Recorded data:

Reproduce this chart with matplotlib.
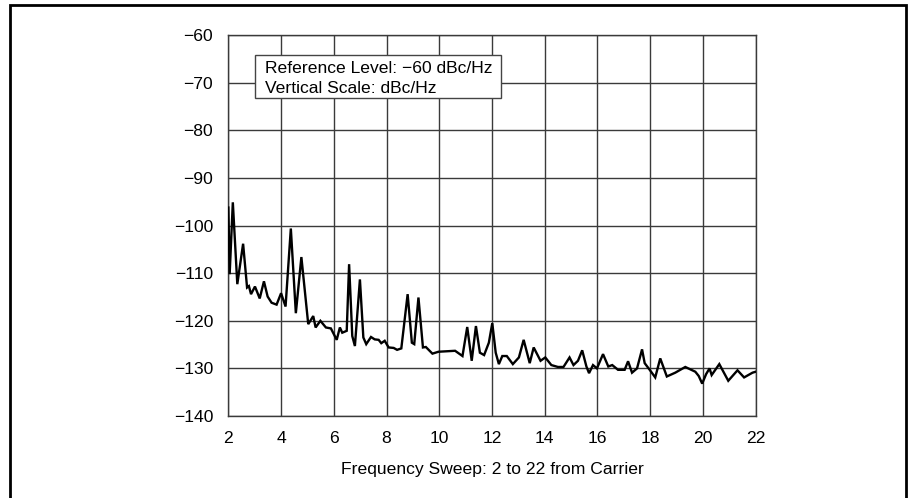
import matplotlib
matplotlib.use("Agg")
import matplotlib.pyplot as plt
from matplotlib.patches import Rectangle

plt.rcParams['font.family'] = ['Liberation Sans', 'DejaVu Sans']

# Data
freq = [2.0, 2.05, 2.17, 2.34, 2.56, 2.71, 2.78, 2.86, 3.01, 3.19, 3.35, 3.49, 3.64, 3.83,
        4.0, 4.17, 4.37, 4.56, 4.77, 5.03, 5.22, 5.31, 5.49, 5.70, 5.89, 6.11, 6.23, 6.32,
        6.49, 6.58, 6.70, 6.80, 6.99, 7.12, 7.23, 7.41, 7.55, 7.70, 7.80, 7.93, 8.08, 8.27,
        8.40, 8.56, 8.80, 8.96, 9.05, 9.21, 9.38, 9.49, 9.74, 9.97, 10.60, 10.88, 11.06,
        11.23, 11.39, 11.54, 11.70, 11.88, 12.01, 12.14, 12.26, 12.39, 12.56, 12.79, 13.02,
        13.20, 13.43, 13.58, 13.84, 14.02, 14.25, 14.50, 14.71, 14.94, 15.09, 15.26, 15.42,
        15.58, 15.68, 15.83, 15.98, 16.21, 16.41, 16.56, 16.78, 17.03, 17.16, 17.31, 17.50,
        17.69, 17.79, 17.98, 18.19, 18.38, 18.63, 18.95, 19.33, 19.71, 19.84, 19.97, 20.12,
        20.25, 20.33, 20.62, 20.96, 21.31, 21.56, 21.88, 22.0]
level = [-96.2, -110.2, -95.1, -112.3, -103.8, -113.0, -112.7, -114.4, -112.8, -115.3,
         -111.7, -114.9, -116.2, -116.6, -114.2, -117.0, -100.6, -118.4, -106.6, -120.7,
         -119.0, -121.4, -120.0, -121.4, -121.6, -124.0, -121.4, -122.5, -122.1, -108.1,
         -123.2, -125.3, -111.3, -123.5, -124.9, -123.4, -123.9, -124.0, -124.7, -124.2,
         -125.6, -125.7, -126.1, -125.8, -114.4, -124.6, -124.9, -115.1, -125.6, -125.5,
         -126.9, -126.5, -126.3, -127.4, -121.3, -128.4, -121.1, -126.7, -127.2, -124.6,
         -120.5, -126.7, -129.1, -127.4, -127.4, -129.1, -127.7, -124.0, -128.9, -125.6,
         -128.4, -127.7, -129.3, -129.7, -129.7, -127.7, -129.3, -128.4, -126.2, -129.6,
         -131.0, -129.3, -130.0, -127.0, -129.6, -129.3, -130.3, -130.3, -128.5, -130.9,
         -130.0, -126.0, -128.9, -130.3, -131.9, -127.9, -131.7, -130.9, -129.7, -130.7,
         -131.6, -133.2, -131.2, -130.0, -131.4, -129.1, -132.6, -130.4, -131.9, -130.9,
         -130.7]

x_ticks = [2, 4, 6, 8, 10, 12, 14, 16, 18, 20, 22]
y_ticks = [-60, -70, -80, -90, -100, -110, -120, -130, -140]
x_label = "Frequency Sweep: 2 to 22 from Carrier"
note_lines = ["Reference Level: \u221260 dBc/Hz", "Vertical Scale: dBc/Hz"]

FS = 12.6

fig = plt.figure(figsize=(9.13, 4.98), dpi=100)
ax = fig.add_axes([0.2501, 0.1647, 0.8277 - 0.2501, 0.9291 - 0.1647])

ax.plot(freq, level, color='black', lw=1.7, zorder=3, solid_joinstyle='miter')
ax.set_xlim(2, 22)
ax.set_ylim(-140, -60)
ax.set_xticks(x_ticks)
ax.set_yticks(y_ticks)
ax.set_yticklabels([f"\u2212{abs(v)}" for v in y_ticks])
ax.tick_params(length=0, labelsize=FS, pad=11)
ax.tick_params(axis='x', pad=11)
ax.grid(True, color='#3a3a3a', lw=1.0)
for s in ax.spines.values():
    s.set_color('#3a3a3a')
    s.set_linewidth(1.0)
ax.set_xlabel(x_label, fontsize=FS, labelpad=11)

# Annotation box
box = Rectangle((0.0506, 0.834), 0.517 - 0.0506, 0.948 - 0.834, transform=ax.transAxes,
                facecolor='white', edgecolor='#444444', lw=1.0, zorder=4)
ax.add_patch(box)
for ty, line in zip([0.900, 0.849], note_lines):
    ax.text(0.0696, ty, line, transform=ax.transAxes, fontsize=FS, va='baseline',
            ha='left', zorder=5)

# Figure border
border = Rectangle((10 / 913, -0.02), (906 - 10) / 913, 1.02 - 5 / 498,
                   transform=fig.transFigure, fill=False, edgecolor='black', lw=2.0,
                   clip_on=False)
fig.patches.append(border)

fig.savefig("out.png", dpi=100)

What you need to do: Copy nothing but the lines from the top of the data down to the line containing "plt.rcParams['font.family'] = ['Liberation", and leave the pictures out.

Output below:
Reproduce this chart with matplotlib.
import matplotlib
matplotlib.use("Agg")
import matplotlib.pyplot as plt
from matplotlib.patches import Rectangle

plt.rcParams['font.family'] = ['Liberation Sans', 'DejaVu Sans']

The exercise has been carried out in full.